# Will this work to freeze a cooler?



## barcolounger (Mar 31, 2011)

I don't have access to a walk in freezer. I was thinking to freeze blocks using my chest freezer. Drop those into the cooler, fill in the gaps with ice cubes, pour in some cold water, and then freeze the whole mess solid with dry ice. Anyone tried this? Thanks!


----------



## David Miller (May 23, 2010)

This will work to some degree. Block and cube ice because of the way they are made hold a lot of air but you are reducing the surface area of the ice mass by freezing one sold block. The cost of the dry ice is also a factor. 

I found a walk in freezer at a place where game is processed.
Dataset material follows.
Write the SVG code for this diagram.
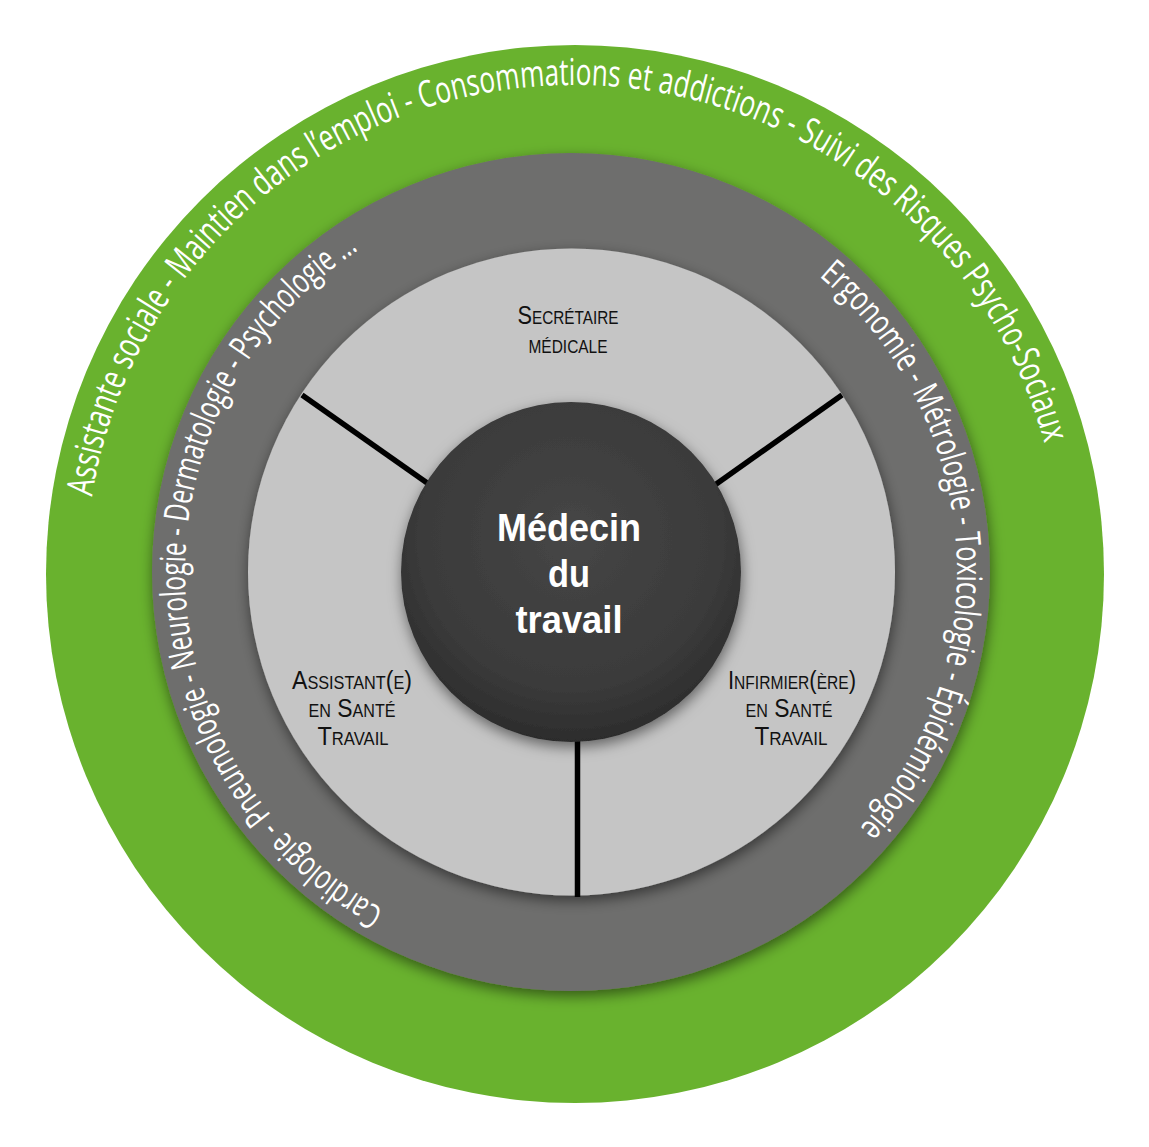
<svg xmlns="http://www.w3.org/2000/svg" width="1149" height="1147" viewBox="0 0 1149 1147">
  <style>
    .ring-text { fill: #ffffff; font-family: "Open Sans", "Liberation Sans", sans-serif; font-weight: 400; }
    .outer { font-size: 37px; }
    .inner { font-size: 35px; }
    .label { fill: #111111; font-family: "Liberation Sans", Arial, sans-serif; font-weight: 400; font-size: 25.5px; font-variant: small-caps; text-anchor: middle; }
    .center-label { fill: #ffffff; font-family: "Liberation Sans", Arial, sans-serif; font-weight: 700; font-size: 38px; text-anchor: middle; }
    .connector { stroke: #000000; stroke-width: 5.5; fill: none; }
  </style>
  <defs>
    <filter id="shadow" x="-10%" y="-10%" width="120%" height="120%">
      <feDropShadow dx="1" dy="5" stdDeviation="7" flood-color="#000000" flood-opacity="0.5"/>
    </filter>
    <radialGradient id="darkGrad" cx="50%" cy="40%" r="60%">
      <stop offset="0" stop-color="#464646"/>
      <stop offset="0.75" stop-color="#3a3a3a"/>
      <stop offset="1" stop-color="#2c2c2c"/>
    </radialGradient>
    <path id="arcOuter" d="M 92.0 496.7 A 488 488 0 0 1 1045.4 446.7"/>
    <path id="arcLeft" d="M 383.9 909.6 A 386 386 0 0 1 360.8 248.3"/>
    <path id="arcRight" d="M 819.1 276.3 A 386 386 0 0 1 857.8 830.3"/>
  </defs>

  <g id="outer-ring">
    <circle cx="575" cy="574" r="529" fill="#69b22e"/>
    <text class="ring-text outer"><textPath href="#arcOuter" startOffset="0" textLength="528.8" lengthAdjust="spacingAndGlyphs">Assistante sociale - Maintien dans l’emploi -</textPath></text>
    <text class="ring-text outer"><textPath href="#arcOuter" startOffset="535.6" textLength="379.2" lengthAdjust="spacingAndGlyphs">Consommations et addictions -</textPath></text>
    <text class="ring-text outer"><textPath href="#arcOuter" startOffset="921.6" textLength="403.4" lengthAdjust="spacingAndGlyphs">Suivi des Risques Psycho-Sociaux</textPath></text>
  </g>

  <g id="middle-ring">
    <circle cx="571" cy="572" r="419" fill="#6e6e6d" filter="url(#shadow)"/>
    <text class="ring-text inner"><textPath href="#arcLeft" startOffset="0" textLength="141.4" lengthAdjust="spacingAndGlyphs">Cardiologie -</textPath></text>
    <text class="ring-text inner"><textPath href="#arcLeft" startOffset="147.7" textLength="306.3" lengthAdjust="spacingAndGlyphs">Pneumologie - Neurologie -</textPath></text>
    <text class="ring-text inner"><textPath href="#arcLeft" startOffset="460.3" textLength="331.7" lengthAdjust="spacingAndGlyphs">Dermatologie - Psychologie ...</textPath></text>
    <text class="ring-text inner"><textPath href="#arcRight" startOffset="0" textLength="291.0" lengthAdjust="spacingAndGlyphs">Ergonomie - Métrologie -</textPath></text>
    <text class="ring-text inner"><textPath href="#arcRight" startOffset="297.6" textLength="146.5" lengthAdjust="spacingAndGlyphs">Toxicologie -</textPath></text>
    <text class="ring-text inner"><textPath href="#arcRight" startOffset="450.7" textLength="166.3" lengthAdjust="spacingAndGlyphs">Épidémiologie</textPath></text>
  </g>

  <g id="inner-disc">
    <circle cx="571.5" cy="572" r="323.5" fill="#c5c5c5" filter="url(#shadow)"/>
  </g>

  <g id="connectors">
    <line class="connector" x1="302" y1="395" x2="440" y2="492"/>
    <line class="connector" x1="842" y1="395" x2="705" y2="492"/>
    <line class="connector" x1="577.5" y1="720" x2="577.5" y2="897"/>
  </g>

  <g id="center-node">
    <circle cx="571" cy="572" r="170" fill="url(#darkGrad)" filter="url(#shadow)"/>
    <text class="center-label" x="569" y="541" textLength="144" lengthAdjust="spacingAndGlyphs">Médecin</text>
    <text class="center-label" x="569" y="587" textLength="42" lengthAdjust="spacingAndGlyphs">du</text>
    <text class="center-label" x="569" y="633" textLength="107" lengthAdjust="spacingAndGlyphs">travail</text>
  </g>

  <g id="node-secretaire">
    <text class="label" x="568" y="324" textLength="101" lengthAdjust="spacingAndGlyphs">Secrétaire</text>
    <text class="label" x="568" y="353" textLength="79" lengthAdjust="spacingAndGlyphs">médicale</text>
  </g>

  <g id="node-assistant">
    <text class="label" x="352" y="689" textLength="120" lengthAdjust="spacingAndGlyphs">Assistant(e)</text>
    <text class="label" x="352" y="717" textLength="87" lengthAdjust="spacingAndGlyphs">en Santé</text>
    <text class="label" x="353" y="745" textLength="71" lengthAdjust="spacingAndGlyphs">Travail</text>
  </g>

  <g id="node-infirmier">
    <text class="label" x="792" y="689" textLength="128" lengthAdjust="spacingAndGlyphs">Infirmier(ère)</text>
    <text class="label" x="789" y="717" textLength="87" lengthAdjust="spacingAndGlyphs">en Santé</text>
    <text class="label" x="791" y="745" textLength="73" lengthAdjust="spacingAndGlyphs">Travail</text>
  </g>
</svg>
When it's not hunting season meat lockers are willing to cut you a deal. 

If you're not headed to the Grand then you should have no problem with your plan. The Grand trip is a minimum of 16 days on the river plus travel to the put in.

If you are in control of multiple coolers you can plan on some coolers for the first days and other coolers for later in the trip. As the coolers play out other gear can move into the empty coolers. They become dry boxes. 


If you can plan on having a cooler for the last days you can freeze food into the ice and put dry ice on top so that the cooler won't start melting until late into the trip. 

Freeze any food that can be frozen. Some foods can be frozen right into the ice. The top of the coolers with ice frozen into the bottom of the cooler will not be all that cool so put foods like vegetables on top and foods like meat on the bottom next to or into the ice.

If you are planing on eggs then use Egg Beaters pre frozen into or half into the ice.


----------



## kengore (May 29, 2008)

I have used dry ice to freeze a cooler with good results. I started with block ice that I cut into 3" slabs (I used a band saw, but any course tooth hand saw will work) 

I covered the bottom of a cooler with slabs and filled in the cracks with ice chips. I then added a small amount of water to fill in the gaps. Note: Ice floats! Don't use too much water.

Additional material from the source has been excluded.